**GIVEN DATA**

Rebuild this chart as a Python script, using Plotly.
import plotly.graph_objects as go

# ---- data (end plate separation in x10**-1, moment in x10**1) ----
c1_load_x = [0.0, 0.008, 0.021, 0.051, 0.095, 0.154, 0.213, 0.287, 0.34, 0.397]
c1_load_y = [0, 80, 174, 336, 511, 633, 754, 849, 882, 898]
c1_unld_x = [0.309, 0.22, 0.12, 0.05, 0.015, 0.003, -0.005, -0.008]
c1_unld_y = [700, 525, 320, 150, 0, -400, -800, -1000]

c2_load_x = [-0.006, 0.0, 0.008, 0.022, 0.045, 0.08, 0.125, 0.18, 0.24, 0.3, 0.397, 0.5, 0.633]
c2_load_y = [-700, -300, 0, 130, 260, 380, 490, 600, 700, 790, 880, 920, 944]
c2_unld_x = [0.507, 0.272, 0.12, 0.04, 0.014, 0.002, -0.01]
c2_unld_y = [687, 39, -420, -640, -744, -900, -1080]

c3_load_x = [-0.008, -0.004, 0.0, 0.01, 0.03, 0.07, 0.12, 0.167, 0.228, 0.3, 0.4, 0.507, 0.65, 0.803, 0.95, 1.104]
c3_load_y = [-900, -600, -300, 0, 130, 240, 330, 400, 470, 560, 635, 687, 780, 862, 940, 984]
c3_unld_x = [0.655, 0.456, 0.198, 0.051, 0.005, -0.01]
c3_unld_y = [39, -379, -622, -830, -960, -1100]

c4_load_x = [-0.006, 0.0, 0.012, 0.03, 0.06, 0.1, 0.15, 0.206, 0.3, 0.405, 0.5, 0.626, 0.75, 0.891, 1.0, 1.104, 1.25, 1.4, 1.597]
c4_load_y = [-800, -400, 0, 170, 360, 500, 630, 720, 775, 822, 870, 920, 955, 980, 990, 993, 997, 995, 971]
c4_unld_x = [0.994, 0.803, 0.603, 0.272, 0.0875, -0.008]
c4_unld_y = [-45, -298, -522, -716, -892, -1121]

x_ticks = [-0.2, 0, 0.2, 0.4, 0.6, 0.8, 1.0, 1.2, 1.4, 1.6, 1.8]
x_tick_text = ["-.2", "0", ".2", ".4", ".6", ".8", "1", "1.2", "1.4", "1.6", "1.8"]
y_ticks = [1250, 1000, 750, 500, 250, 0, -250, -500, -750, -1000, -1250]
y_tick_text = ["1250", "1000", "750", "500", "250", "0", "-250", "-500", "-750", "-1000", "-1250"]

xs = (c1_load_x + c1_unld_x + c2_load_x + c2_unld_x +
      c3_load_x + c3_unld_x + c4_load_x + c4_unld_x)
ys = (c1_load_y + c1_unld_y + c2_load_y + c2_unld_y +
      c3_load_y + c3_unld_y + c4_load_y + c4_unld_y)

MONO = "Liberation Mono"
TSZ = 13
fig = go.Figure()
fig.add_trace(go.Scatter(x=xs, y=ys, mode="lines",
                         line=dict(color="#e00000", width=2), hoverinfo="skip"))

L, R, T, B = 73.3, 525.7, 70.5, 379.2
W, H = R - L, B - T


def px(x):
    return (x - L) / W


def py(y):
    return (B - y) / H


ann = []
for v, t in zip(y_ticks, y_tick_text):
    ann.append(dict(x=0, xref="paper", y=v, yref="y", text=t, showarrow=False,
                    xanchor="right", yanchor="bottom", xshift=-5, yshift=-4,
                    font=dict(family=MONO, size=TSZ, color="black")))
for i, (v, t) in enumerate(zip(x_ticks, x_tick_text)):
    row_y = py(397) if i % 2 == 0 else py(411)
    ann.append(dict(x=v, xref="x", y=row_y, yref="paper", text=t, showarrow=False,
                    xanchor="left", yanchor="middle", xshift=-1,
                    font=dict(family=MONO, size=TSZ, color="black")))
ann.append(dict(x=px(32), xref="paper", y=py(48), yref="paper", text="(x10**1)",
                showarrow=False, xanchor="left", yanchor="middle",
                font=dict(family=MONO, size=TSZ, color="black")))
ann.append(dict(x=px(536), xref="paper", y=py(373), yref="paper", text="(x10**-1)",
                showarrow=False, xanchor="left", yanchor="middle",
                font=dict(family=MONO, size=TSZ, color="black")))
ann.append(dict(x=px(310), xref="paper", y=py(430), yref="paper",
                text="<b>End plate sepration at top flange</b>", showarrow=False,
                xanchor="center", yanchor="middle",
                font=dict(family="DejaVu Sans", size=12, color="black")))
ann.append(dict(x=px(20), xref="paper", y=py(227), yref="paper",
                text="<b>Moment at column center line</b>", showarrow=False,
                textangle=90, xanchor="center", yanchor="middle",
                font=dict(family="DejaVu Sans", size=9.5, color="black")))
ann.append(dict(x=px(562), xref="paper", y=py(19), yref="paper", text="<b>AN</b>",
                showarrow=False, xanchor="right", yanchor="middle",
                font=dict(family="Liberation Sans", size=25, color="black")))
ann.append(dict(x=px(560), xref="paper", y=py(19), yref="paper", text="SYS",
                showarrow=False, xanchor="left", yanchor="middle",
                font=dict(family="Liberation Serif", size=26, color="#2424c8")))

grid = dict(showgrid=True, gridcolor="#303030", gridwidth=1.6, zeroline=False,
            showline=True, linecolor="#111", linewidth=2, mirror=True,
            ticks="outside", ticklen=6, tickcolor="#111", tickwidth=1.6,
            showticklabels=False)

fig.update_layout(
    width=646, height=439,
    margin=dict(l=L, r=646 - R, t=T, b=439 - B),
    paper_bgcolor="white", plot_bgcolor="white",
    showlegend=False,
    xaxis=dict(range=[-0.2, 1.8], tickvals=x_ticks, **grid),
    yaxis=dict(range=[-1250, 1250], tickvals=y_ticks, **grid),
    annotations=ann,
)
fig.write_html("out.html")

**THE EXERCISE**
Each line from the start of the listing above through the line containing "import plotly.graph_objects as go" should be copied exactly, please, with no other lines added.

**COMPLETE ANSWER**
Rebuild this chart as a Python script, using Plotly.
import plotly.graph_objects as go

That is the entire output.